====== Data section
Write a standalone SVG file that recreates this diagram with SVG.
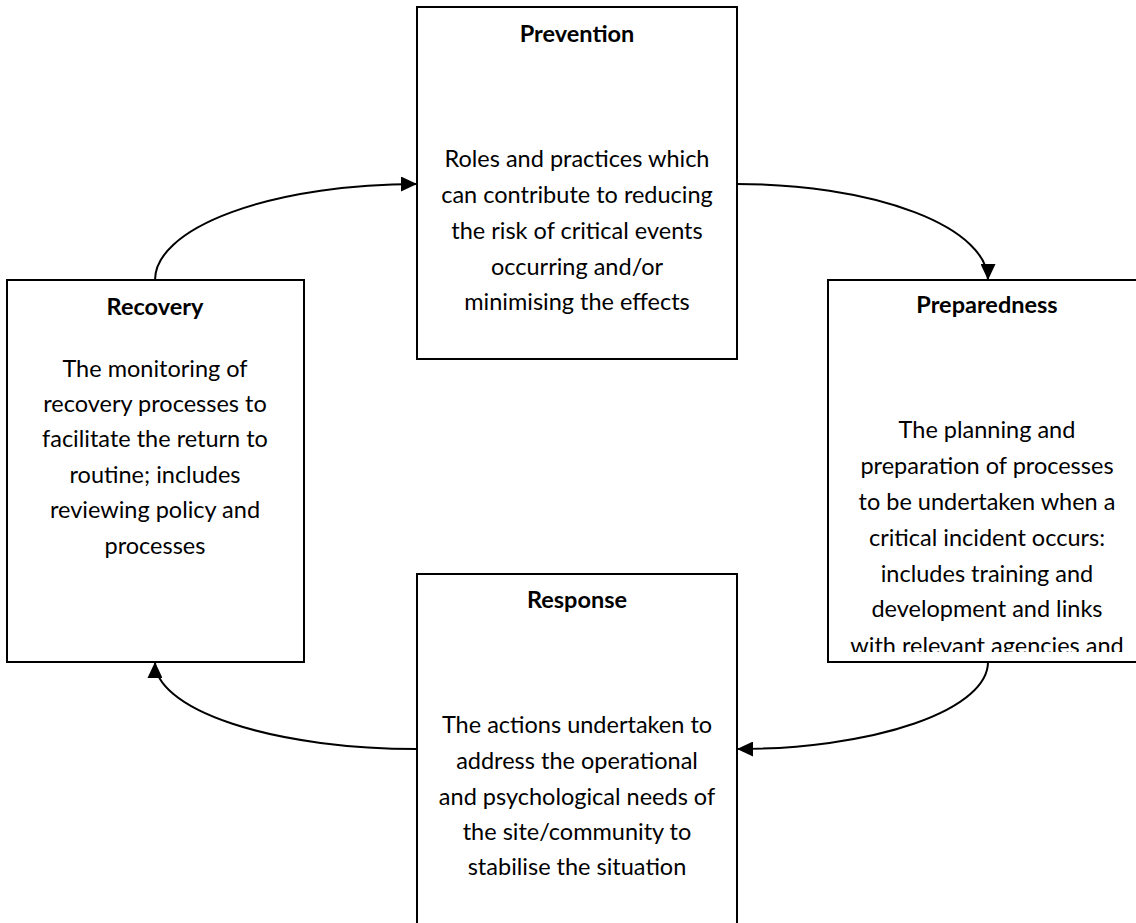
<svg xmlns="http://www.w3.org/2000/svg" width="1136" height="923" viewBox="0 0 1136 923">
<style>
.box{fill:#fff;stroke:#000;stroke-width:2}
.t{font-family:Lato,"Open Sans",sans-serif;font-size:23.5px;fill:#000;text-anchor:middle}
.h{font-weight:bold}
.c{fill:none;stroke:#000;stroke-width:2;marker-end:url(#ah)}
</style>
<defs>
<marker id="ah" viewBox="0 0 10 10" refX="10" refY="5" markerWidth="16" markerHeight="15" markerUnits="userSpaceOnUse" orient="auto" preserveAspectRatio="none">
<path d="M0,0 L10,5 L0,10 Z" fill="#000"/>
</marker>
<clipPath id="prepClip"><rect x="829" y="281" width="320" height="371"/></clipPath>
</defs>
<rect width="1136" height="923" fill="#fff"/>
<g id="connectors">
<path class="c" d="M155,280 A262,96 0 0 1 417,184"/>
<path class="c" d="M737,184 A251,96 0 0 1 988,280"/>
<path class="c" d="M988,662 A251,87 0 0 1 737,749"/>
<path class="c" d="M417,749 A262,87 0 0 1 155,662"/>
</g>
<g id="prevention">
<rect class="box" x="417" y="7" width="320" height="352"/>
<text class="t h" x="577" y="42">Prevention</text>
<text class="t" x="577" y="167">Roles and practices which</text>
<text class="t" x="577" y="203">can contribute to reducing</text>
<text class="t" x="577" y="239">the risk of critical events</text>
<text class="t" x="577" y="275">occurring and/or</text>
<text class="t" x="577" y="310">minimising the effects</text>
</g>
<g id="preparedness">
<rect class="box" x="828" y="280" width="320" height="382"/>
<g clip-path="url(#prepClip)">
<text class="t h" x="987" y="313">Preparedness</text>
<text class="t" x="987" y="438">The planning and</text>
<text class="t" x="987" y="474">preparation of processes</text>
<text class="t" x="987" y="510">to be undertaken when a</text>
<text class="t" x="987" y="546">critical incident occurs:</text>
<text class="t" x="987" y="582">includes training and</text>
<text class="t" x="987" y="617">development and links</text>
<text class="t" x="987" y="654">with relevant agencies and</text>
</g>
</g>
<g id="recovery">
<rect class="box" x="7" y="280" width="297" height="382"/>
<text class="t h" x="155" y="315">Recovery</text>
<text class="t" x="155" y="377">The monitoring of</text>
<text class="t" x="155" y="412">recovery processes to</text>
<text class="t" x="155" y="447">facilitate the return to</text>
<text class="t" x="155" y="483">routine; includes</text>
<text class="t" x="155" y="518">reviewing policy and</text>
<text class="t" x="155" y="554">processes</text>
</g>
<g id="response">
<rect class="box" x="417" y="574" width="320" height="400"/>
<text class="t h" x="577" y="608">Response</text>
<text class="t" x="577" y="733">The actions undertaken to</text>
<text class="t" x="577" y="769">address the operational</text>
<text class="t" x="577" y="805">and psychological needs of</text>
<text class="t" x="577" y="840">the site/community to</text>
<text class="t" x="577" y="875">stabilise the situation</text>
</g>
</svg>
============
### Exercise prompt
Every line above should be returned word for word, with the pictures left behind.

### Final result
Write a standalone SVG file that recreates this diagram with SVG.
<svg xmlns="http://www.w3.org/2000/svg" width="1136" height="923" viewBox="0 0 1136 923">
<style>
.box{fill:#fff;stroke:#000;stroke-width:2}
.t{font-family:Lato,"Open Sans",sans-serif;font-size:23.5px;fill:#000;text-anchor:middle}
.h{font-weight:bold}
.c{fill:none;stroke:#000;stroke-width:2;marker-end:url(#ah)}
</style>
<defs>
<marker id="ah" viewBox="0 0 10 10" refX="10" refY="5" markerWidth="16" markerHeight="15" markerUnits="userSpaceOnUse" orient="auto" preserveAspectRatio="none">
<path d="M0,0 L10,5 L0,10 Z" fill="#000"/>
</marker>
<clipPath id="prepClip"><rect x="829" y="281" width="320" height="371"/></clipPath>
</defs>
<rect width="1136" height="923" fill="#fff"/>
<g id="connectors">
<path class="c" d="M155,280 A262,96 0 0 1 417,184"/>
<path class="c" d="M737,184 A251,96 0 0 1 988,280"/>
<path class="c" d="M988,662 A251,87 0 0 1 737,749"/>
<path class="c" d="M417,749 A262,87 0 0 1 155,662"/>
</g>
<g id="prevention">
<rect class="box" x="417" y="7" width="320" height="352"/>
<text class="t h" x="577" y="42">Prevention</text>
<text class="t" x="577" y="167">Roles and practices which</text>
<text class="t" x="577" y="203">can contribute to reducing</text>
<text class="t" x="577" y="239">the risk of critical events</text>
<text class="t" x="577" y="275">occurring and/or</text>
<text class="t" x="577" y="310">minimising the effects</text>
</g>
<g id="preparedness">
<rect class="box" x="828" y="280" width="320" height="382"/>
<g clip-path="url(#prepClip)">
<text class="t h" x="987" y="313">Preparedness</text>
<text class="t" x="987" y="438">The planning and</text>
<text class="t" x="987" y="474">preparation of processes</text>
<text class="t" x="987" y="510">to be undertaken when a</text>
<text class="t" x="987" y="546">critical incident occurs:</text>
<text class="t" x="987" y="582">includes training and</text>
<text class="t" x="987" y="617">development and links</text>
<text class="t" x="987" y="654">with relevant agencies and</text>
</g>
</g>
<g id="recovery">
<rect class="box" x="7" y="280" width="297" height="382"/>
<text class="t h" x="155" y="315">Recovery</text>
<text class="t" x="155" y="377">The monitoring of</text>
<text class="t" x="155" y="412">recovery processes to</text>
<text class="t" x="155" y="447">facilitate the return to</text>
<text class="t" x="155" y="483">routine; includes</text>
<text class="t" x="155" y="518">reviewing policy and</text>
<text class="t" x="155" y="554">processes</text>
</g>
<g id="response">
<rect class="box" x="417" y="574" width="320" height="400"/>
<text class="t h" x="577" y="608">Response</text>
<text class="t" x="577" y="733">The actions undertaken to</text>
<text class="t" x="577" y="769">address the operational</text>
<text class="t" x="577" y="805">and psychological needs of</text>
<text class="t" x="577" y="840">the site/community to</text>
<text class="t" x="577" y="875">stabilise the situation</text>
</g>
</svg>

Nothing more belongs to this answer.